--- Begin ---

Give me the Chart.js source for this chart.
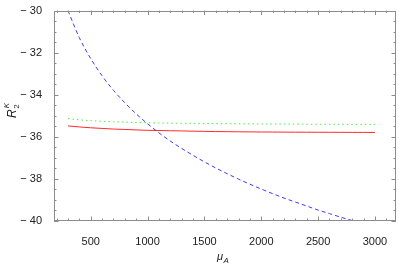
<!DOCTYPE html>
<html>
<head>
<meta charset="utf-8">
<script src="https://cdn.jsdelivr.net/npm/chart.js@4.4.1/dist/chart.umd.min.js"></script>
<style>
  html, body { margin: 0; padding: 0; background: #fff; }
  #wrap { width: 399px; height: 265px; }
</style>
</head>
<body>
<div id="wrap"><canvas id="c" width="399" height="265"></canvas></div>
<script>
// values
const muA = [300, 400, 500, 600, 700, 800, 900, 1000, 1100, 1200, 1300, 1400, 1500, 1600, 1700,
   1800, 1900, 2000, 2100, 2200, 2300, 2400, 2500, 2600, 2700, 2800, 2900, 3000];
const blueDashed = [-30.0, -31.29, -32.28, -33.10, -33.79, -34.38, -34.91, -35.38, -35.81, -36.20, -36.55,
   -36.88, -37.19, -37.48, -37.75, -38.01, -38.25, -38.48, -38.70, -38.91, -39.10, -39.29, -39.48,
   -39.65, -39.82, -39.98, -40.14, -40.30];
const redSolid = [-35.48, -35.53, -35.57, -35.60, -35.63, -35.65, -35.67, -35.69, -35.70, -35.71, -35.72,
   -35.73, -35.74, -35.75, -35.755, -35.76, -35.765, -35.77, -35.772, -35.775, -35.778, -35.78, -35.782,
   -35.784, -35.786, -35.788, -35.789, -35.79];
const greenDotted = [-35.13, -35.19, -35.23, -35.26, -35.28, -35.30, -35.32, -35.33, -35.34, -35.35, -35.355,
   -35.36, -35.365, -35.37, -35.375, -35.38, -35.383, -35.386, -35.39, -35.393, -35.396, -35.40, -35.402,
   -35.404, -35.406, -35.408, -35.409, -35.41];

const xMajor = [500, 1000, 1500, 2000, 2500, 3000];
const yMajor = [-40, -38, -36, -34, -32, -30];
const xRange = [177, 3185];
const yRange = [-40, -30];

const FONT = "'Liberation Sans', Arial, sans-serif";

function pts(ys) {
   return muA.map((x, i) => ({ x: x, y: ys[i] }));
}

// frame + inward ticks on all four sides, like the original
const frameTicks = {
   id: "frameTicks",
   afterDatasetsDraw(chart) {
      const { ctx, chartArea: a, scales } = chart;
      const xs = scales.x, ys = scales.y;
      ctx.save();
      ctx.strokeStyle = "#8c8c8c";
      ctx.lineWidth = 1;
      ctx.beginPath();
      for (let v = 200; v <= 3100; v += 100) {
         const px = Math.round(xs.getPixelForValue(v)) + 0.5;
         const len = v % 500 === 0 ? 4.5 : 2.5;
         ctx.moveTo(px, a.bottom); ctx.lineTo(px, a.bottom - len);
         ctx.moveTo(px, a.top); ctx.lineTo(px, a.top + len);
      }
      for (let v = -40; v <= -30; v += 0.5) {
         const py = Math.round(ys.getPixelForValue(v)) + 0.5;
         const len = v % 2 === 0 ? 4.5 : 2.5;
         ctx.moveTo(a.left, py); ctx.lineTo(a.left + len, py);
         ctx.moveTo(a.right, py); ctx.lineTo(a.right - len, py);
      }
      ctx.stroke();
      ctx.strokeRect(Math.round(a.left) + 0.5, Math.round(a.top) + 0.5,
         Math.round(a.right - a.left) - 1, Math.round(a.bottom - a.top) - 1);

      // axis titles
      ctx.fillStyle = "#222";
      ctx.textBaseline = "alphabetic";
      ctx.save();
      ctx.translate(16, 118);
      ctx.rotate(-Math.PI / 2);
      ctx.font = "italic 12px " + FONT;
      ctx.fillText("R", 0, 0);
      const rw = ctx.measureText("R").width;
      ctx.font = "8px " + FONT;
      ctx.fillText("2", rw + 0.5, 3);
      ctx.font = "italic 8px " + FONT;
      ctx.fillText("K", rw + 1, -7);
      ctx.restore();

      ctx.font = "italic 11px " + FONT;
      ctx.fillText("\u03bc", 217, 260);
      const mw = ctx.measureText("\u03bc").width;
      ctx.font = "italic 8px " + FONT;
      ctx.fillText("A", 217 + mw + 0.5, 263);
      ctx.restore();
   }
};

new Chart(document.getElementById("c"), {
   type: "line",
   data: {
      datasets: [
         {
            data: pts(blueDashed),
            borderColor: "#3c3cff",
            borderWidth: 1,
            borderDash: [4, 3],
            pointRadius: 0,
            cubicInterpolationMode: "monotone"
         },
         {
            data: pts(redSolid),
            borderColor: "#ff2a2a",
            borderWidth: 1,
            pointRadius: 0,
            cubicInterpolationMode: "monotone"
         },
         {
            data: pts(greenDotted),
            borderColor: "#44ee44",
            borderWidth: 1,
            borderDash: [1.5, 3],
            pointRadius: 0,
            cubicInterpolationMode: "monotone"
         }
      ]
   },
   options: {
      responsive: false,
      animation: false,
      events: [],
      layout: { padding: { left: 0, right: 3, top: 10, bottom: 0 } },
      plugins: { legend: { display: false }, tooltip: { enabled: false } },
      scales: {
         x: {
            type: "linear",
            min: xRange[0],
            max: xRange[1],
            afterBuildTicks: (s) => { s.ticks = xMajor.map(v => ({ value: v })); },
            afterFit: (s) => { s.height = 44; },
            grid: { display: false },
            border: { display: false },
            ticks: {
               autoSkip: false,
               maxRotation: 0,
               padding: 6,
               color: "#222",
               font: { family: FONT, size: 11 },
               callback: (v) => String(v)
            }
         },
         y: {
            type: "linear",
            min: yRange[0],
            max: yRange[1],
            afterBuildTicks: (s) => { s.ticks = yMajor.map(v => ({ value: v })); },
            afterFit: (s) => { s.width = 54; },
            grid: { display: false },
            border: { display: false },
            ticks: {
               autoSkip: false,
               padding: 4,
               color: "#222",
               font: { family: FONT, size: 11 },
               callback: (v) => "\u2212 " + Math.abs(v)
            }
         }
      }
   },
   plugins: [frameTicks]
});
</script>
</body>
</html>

--- End ---

* DIRECTIONS *
Using the data above, write out every line exactly, leaving the images behind.

* WORKED SOLUTION *
Give me the Chart.js source for this chart.
<!DOCTYPE html>
<html>
<head>
<meta charset="utf-8">
<script src="https://cdn.jsdelivr.net/npm/chart.js@4.4.1/dist/chart.umd.min.js"></script>
<style>
  html, body { margin: 0; padding: 0; background: #fff; }
  #wrap { width: 399px; height: 265px; }
</style>
</head>
<body>
<div id="wrap"><canvas id="c" width="399" height="265"></canvas></div>
<script>
// values
const muA = [300, 400, 500, 600, 700, 800, 900, 1000, 1100, 1200, 1300, 1400, 1500, 1600, 1700,
   1800, 1900, 2000, 2100, 2200, 2300, 2400, 2500, 2600, 2700, 2800, 2900, 3000];
const blueDashed = [-30.0, -31.29, -32.28, -33.10, -33.79, -34.38, -34.91, -35.38, -35.81, -36.20, -36.55,
   -36.88, -37.19, -37.48, -37.75, -38.01, -38.25, -38.48, -38.70, -38.91, -39.10, -39.29, -39.48,
   -39.65, -39.82, -39.98, -40.14, -40.30];
const redSolid = [-35.48, -35.53, -35.57, -35.60, -35.63, -35.65, -35.67, -35.69, -35.70, -35.71, -35.72,
   -35.73, -35.74, -35.75, -35.755, -35.76, -35.765, -35.77, -35.772, -35.775, -35.778, -35.78, -35.782,
   -35.784, -35.786, -35.788, -35.789, -35.79];
const greenDotted = [-35.13, -35.19, -35.23, -35.26, -35.28, -35.30, -35.32, -35.33, -35.34, -35.35, -35.355,
   -35.36, -35.365, -35.37, -35.375, -35.38, -35.383, -35.386, -35.39, -35.393, -35.396, -35.40, -35.402,
   -35.404, -35.406, -35.408, -35.409, -35.41];

const xMajor = [500, 1000, 1500, 2000, 2500, 3000];
const yMajor = [-40, -38, -36, -34, -32, -30];
const xRange = [177, 3185];
const yRange = [-40, -30];

const FONT = "'Liberation Sans', Arial, sans-serif";

function pts(ys) {
   return muA.map((x, i) => ({ x: x, y: ys[i] }));
}

// frame + inward ticks on all four sides, like the original
const frameTicks = {
   id: "frameTicks",
   afterDatasetsDraw(chart) {
      const { ctx, chartArea: a, scales } = chart;
      const xs = scales.x, ys = scales.y;
      ctx.save();
      ctx.strokeStyle = "#8c8c8c";
      ctx.lineWidth = 1;
      ctx.beginPath();
      for (let v = 200; v <= 3100; v += 100) {
         const px = Math.round(xs.getPixelForValue(v)) + 0.5;
         const len = v % 500 === 0 ? 4.5 : 2.5;
         ctx.moveTo(px, a.bottom); ctx.lineTo(px, a.bottom - len);
         ctx.moveTo(px, a.top); ctx.lineTo(px, a.top + len);
      }
      for (let v = -40; v <= -30; v += 0.5) {
         const py = Math.round(ys.getPixelForValue(v)) + 0.5;
         const len = v % 2 === 0 ? 4.5 : 2.5;
         ctx.moveTo(a.left, py); ctx.lineTo(a.left + len, py);
         ctx.moveTo(a.right, py); ctx.lineTo(a.right - len, py);
      }
      ctx.stroke();
      ctx.strokeRect(Math.round(a.left) + 0.5, Math.round(a.top) + 0.5,
         Math.round(a.right - a.left) - 1, Math.round(a.bottom - a.top) - 1);

      // axis titles
      ctx.fillStyle = "#222";
      ctx.textBaseline = "alphabetic";
      ctx.save();
      ctx.translate(16, 118);
      ctx.rotate(-Math.PI / 2);
      ctx.font = "italic 12px " + FONT;
      ctx.fillText("R", 0, 0);
      const rw = ctx.measureText("R").width;
      ctx.font = "8px " + FONT;
      ctx.fillText("2", rw + 0.5, 3);
      ctx.font = "italic 8px " + FONT;
      ctx.fillText("K", rw + 1, -7);
      ctx.restore();

      ctx.font = "italic 11px " + FONT;
      ctx.fillText("\u03bc", 217, 260);
      const mw = ctx.measureText("\u03bc").width;
      ctx.font = "italic 8px " + FONT;
      ctx.fillText("A", 217 + mw + 0.5, 263);
      ctx.restore();
   }
};

new Chart(document.getElementById("c"), {
   type: "line",
   data: {
      datasets: [
         {
            data: pts(blueDashed),
            borderColor: "#3c3cff",
            borderWidth: 1,
            borderDash: [4, 3],
            pointRadius: 0,
            cubicInterpolationMode: "monotone"
         },
         {
            data: pts(redSolid),
            borderColor: "#ff2a2a",
            borderWidth: 1,
            pointRadius: 0,
            cubicInterpolationMode: "monotone"
         },
         {
            data: pts(greenDotted),
            borderColor: "#44ee44",
            borderWidth: 1,
            borderDash: [1.5, 3],
            pointRadius: 0,
            cubicInterpolationMode: "monotone"
         }
      ]
   },
   options: {
      responsive: false,
      animation: false,
      events: [],
      layout: { padding: { left: 0, right: 3, top: 10, bottom: 0 } },
      plugins: { legend: { display: false }, tooltip: { enabled: false } },
      scales: {
         x: {
            type: "linear",
            min: xRange[0],
            max: xRange[1],
            afterBuildTicks: (s) => { s.ticks = xMajor.map(v => ({ value: v })); },
            afterFit: (s) => { s.height = 44; },
            grid: { display: false },
            border: { display: false },
            ticks: {
               autoSkip: false,
               maxRotation: 0,
               padding: 6,
               color: "#222",
               font: { family: FONT, size: 11 },
               callback: (v) => String(v)
            }
         },
         y: {
            type: "linear",
            min: yRange[0],
            max: yRange[1],
            afterBuildTicks: (s) => { s.ticks = yMajor.map(v => ({ value: v })); },
            afterFit: (s) => { s.width = 54; },
            grid: { display: false },
            border: { display: false },
            ticks: {
               autoSkip: false,
               padding: 4,
               color: "#222",
               font: { family: FONT, size: 11 },
               callback: (v) => "\u2212 " + Math.abs(v)
            }
         }
      }
   },
   plugins: [frameTicks]
});
</script>
</body>
</html>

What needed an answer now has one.